━━━ Given information ━━━

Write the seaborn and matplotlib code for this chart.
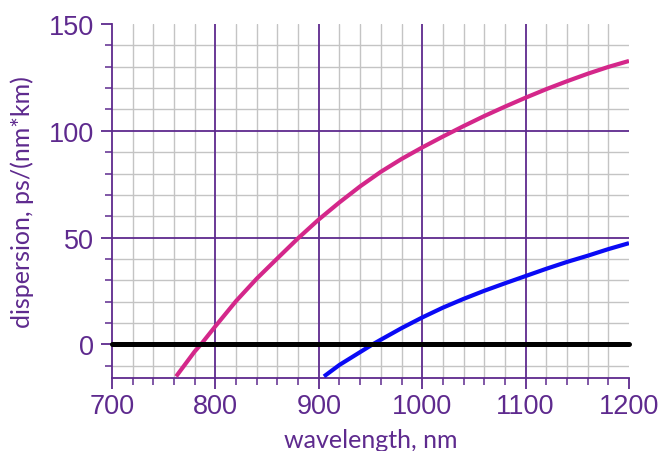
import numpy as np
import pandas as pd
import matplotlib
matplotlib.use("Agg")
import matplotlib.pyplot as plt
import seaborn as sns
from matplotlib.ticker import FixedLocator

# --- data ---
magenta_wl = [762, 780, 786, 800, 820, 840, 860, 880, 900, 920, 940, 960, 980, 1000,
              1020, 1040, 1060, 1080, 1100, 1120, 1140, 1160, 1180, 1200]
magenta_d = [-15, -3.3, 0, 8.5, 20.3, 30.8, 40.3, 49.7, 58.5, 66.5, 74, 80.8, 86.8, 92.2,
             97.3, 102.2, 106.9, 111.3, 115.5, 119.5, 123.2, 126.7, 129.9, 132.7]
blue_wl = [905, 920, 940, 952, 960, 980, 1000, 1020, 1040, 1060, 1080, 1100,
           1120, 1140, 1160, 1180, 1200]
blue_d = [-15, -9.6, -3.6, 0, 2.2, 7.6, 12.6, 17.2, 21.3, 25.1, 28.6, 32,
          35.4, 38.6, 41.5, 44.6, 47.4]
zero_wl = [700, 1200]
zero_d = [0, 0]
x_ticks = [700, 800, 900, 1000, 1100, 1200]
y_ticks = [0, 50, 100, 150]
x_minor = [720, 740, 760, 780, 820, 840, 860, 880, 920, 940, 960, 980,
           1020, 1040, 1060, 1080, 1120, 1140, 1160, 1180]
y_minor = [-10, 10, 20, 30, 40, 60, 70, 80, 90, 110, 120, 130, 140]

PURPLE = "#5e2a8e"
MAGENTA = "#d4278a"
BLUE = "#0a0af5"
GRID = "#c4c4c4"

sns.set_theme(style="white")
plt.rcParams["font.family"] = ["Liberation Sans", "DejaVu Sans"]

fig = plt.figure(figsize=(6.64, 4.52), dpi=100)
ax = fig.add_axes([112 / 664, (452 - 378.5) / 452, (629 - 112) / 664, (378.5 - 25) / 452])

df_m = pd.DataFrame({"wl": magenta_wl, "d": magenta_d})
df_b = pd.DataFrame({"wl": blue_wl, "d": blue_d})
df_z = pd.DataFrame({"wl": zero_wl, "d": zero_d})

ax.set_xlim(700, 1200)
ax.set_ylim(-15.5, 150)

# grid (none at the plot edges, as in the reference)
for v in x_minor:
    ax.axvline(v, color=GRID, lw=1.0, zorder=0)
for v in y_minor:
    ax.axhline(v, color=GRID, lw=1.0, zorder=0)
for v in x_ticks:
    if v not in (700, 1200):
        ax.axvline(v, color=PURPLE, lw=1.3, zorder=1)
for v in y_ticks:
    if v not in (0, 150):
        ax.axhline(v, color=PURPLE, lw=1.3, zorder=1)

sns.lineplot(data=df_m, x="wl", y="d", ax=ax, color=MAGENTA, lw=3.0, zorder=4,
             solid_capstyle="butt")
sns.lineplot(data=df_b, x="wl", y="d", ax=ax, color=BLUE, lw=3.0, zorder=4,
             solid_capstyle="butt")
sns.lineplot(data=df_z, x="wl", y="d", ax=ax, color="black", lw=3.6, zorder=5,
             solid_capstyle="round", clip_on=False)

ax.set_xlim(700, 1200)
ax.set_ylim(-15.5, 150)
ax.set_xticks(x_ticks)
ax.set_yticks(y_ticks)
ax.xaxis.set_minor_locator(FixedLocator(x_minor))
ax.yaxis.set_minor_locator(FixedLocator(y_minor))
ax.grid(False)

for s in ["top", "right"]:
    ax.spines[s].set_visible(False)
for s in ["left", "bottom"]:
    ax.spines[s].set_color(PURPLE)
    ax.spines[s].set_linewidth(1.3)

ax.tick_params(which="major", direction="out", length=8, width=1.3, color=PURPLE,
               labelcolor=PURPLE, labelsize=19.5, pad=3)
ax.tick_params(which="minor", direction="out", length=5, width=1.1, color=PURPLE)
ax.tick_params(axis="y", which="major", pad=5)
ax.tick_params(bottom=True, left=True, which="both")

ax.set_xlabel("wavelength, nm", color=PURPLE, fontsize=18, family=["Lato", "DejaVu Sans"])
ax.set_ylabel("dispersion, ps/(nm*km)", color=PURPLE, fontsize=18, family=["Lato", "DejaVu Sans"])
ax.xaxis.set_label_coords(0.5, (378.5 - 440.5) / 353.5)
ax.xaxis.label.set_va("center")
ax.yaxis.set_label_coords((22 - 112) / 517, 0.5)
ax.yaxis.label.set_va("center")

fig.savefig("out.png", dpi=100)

━━━
━━━ Given information ━━━

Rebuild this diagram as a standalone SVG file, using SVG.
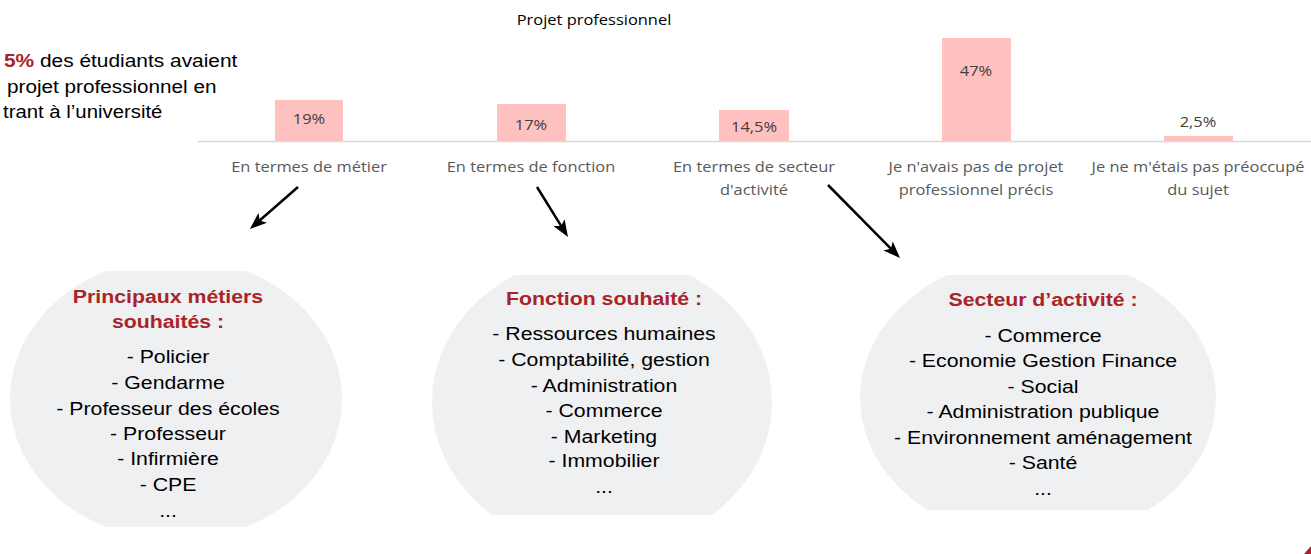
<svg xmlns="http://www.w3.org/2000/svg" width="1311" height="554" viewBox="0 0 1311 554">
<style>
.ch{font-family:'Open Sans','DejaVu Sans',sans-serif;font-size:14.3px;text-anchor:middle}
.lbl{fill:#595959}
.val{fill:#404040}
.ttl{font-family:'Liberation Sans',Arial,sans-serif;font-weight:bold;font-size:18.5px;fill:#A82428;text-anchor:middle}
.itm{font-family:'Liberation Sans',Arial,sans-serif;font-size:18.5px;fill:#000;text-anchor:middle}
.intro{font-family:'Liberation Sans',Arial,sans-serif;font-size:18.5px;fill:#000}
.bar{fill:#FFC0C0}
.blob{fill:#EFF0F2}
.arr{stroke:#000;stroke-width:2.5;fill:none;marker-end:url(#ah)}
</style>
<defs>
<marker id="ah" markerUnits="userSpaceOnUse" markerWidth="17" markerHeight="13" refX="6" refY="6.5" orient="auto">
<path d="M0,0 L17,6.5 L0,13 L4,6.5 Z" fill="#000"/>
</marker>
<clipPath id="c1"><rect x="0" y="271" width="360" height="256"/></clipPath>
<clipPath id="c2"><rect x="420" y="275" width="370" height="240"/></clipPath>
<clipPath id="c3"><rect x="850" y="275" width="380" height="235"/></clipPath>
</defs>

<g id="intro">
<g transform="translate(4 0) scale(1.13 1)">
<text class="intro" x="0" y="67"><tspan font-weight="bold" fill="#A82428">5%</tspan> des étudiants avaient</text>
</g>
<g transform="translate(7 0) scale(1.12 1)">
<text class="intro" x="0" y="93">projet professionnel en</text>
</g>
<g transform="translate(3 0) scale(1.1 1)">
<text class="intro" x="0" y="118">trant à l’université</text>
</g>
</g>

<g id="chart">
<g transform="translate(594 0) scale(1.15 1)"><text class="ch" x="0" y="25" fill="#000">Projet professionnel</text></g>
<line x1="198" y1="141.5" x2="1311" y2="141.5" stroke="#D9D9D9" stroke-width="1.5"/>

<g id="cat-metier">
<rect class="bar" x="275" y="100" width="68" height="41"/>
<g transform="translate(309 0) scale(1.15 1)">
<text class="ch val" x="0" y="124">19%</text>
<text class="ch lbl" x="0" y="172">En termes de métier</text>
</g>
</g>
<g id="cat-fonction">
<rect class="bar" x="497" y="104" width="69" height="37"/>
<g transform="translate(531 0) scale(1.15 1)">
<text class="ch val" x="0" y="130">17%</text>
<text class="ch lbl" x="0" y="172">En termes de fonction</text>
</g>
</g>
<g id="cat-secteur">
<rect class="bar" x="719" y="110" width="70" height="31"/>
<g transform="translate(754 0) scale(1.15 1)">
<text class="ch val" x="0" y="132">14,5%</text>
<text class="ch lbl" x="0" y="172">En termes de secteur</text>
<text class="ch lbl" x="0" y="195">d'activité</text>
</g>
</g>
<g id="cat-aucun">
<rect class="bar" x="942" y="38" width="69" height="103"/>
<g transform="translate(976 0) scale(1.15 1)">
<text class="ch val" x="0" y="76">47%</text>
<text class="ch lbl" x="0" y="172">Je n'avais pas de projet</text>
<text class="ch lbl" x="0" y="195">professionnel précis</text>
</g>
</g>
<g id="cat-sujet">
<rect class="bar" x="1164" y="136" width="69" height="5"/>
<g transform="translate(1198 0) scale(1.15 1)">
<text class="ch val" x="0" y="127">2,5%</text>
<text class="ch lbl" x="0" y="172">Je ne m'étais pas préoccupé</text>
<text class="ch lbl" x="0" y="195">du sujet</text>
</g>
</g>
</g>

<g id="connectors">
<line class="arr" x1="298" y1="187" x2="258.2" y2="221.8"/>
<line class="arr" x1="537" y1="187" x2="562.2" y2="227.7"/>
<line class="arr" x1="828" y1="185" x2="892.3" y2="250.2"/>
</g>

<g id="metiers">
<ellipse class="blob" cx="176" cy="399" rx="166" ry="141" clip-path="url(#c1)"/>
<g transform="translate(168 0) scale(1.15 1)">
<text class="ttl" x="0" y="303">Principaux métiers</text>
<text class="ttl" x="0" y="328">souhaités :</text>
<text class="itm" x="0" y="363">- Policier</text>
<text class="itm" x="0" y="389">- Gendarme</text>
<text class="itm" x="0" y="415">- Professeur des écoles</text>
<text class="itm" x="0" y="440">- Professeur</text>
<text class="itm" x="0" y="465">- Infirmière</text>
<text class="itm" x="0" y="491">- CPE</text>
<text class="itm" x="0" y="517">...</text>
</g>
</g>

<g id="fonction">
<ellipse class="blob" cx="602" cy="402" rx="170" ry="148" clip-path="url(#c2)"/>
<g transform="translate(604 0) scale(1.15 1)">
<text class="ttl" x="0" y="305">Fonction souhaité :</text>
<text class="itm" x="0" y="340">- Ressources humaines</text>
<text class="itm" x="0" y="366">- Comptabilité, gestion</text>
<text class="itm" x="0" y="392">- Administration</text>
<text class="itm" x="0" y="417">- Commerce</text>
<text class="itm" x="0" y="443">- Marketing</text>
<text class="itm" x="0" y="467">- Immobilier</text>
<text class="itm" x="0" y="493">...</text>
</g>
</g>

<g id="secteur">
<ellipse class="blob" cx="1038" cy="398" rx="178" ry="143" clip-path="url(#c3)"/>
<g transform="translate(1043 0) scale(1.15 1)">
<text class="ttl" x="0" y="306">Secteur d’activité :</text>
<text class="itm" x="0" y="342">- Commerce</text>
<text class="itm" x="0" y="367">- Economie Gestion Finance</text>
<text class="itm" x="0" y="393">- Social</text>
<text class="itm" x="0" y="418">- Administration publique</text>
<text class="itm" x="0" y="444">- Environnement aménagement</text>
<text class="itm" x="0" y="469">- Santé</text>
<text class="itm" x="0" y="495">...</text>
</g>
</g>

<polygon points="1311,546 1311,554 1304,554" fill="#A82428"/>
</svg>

━━━

§ Objective
Your task is to quote, unchanged, only the lines from the line bearing "Write the seaborn" through the line bearing "from matplotlib.ticker import FixedLocator"; the pictures are not part of the copy.

§ The result
Write the seaborn and matplotlib code for this chart.
import numpy as np
import pandas as pd
import matplotlib
matplotlib.use("Agg")
import matplotlib.pyplot as plt
import seaborn as sns
from matplotlib.ticker import FixedLocator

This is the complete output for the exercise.